Senate Targets ISIS Profits From Ancient Syrian Artifacts

Senate Targets ISIS Profits From Ancient Syrian Artifacts

WASHINGTON -- A new congressional effort to cut off funding for the Islamic State targets an unlikely source: antiquities smuggled out of Syria and into the homes of Western collectors.

A bill set to be introduced in the Senate next week would allow President Barack Obama to impose import restrictions on Syrian antiquities without the request or consent of the Syrian government, as usually required by law. The new legislation would also establish a position at the State Department to coordinate international efforts to prevent international trafficking of cultural property.

“One of the keys to restricting the money flowing to ISIS is to limit their ability to sell antiquities on the black market,” said Sen. Bob Casey (D-Pa.), the bill’s backer, using another name for the Islamic State. “ISIS’s pillaging of historical sites is giving them a financial boost and destroying precious cultural heritage.”

The House of Representatives has already passed a partner bill, authored by Rep. Eliot Engel (D-N.Y.), the ranking member of the House Foreign Affairs Committee. Importing cultural property from Iraq to the U.S. is already restricted under a previous law.

After illicit oil sales, the excavation and sale of ancient Syrian and Iraqi artifacts is the largest funding stream for the Islamic State, testified Matthew Levitt, the director of the program on counterterrorism and intelligence at the Washington Institute for Near East Policy, last November.

Levitt, who formerly conducted intelligence analysis at the Treasury Department, predicts that the Islamic State may increase its reliance on antiquities sales as the U.S. and its coalition partners successfully curb oil sales through airstrikes and cooperation with Turkey.

“It’s kind of like squeezing a balloon hard enough not to make it pop -- which means it just expands it in another direction,” Levitt said. “So what we’re concerned about is that ISIL will further develop funding streams it has not been relying on so far. Antiquities is very ripe for that,” he added, using the Obama administration’s preferred name for the Islamic State.

The Senate bill received praise from those tracking the destruction of archaeological artifacts and ancient artwork in Syria during the country’s four-year-long civil war, but some also noted that the problem is not new or limited to the Islamic State.
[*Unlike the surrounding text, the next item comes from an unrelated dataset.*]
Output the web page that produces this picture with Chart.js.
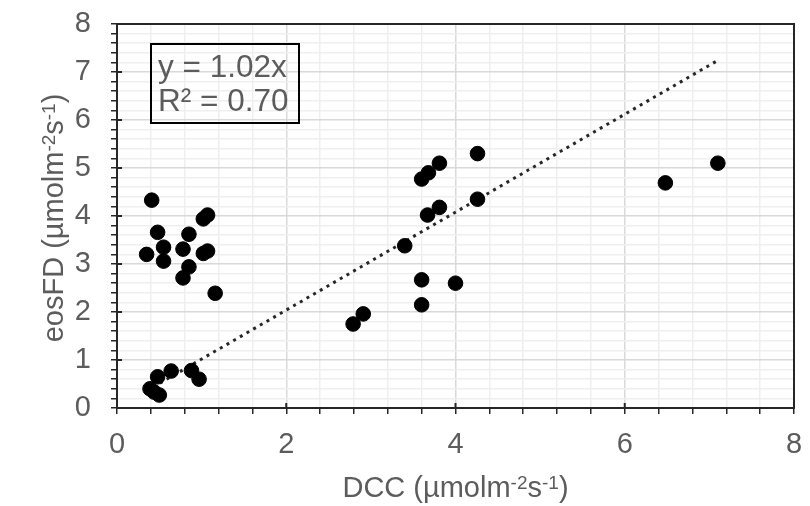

“Anything that will restrict the movement of cultural property from Syria and Iraq is most welcome,” said France Desmarais, the director of programs and partnerships at the International Council of Museums, noting that the bill would help bring the U.S. into compliance with a February U.N. Security Council resolution requiring member states to take steps to prevent terrorist groups from profiting from the trade of oil, antiquities and hostages.

“There’s this opportunity now to link the fight against terrorism to the protection of cultural heritage at risk. But the Islamic State is not the only group involved,” Desmarais added. “We know in Syria that all groups were involved in the looting and trading of cultural heritage illegally.”

In 2012, years before the Islamic State proclaimed its goal of establishing a caliphate, Syrian smuggler Abu Khaled told Time magazine that members of the Free Syrian Army had developed a team of diggers to excavate Syrian artifacts to sell on the black market for weapons.

Meanwhile, a YouTube video from the same time period, identified by archaeologist Sam Hardy, shows Syrian regime loyalists digging up ancient statues affixed to graves and loading the heads of the statues into the back of a pickup truck.

Unlike Assad regime loyalists and opposition fighters, the Islamic State appears eager to gain possession of antiquities not only for profit, but to inspire fear by publicly advertising its destruction of ancient relics. Last week, the Islamic State released photographs showing their fighters smashing statues in the historic Syrian town of Palmyra, a UNESCO World Heritage Site home to 2,000-year-old Roman artifacts.

Levitt was quick to note that while the Islamic State is publicly destroying large artifacts that would be difficult to export from Palmyra, it is still possible that the group is selling smaller objects for profit.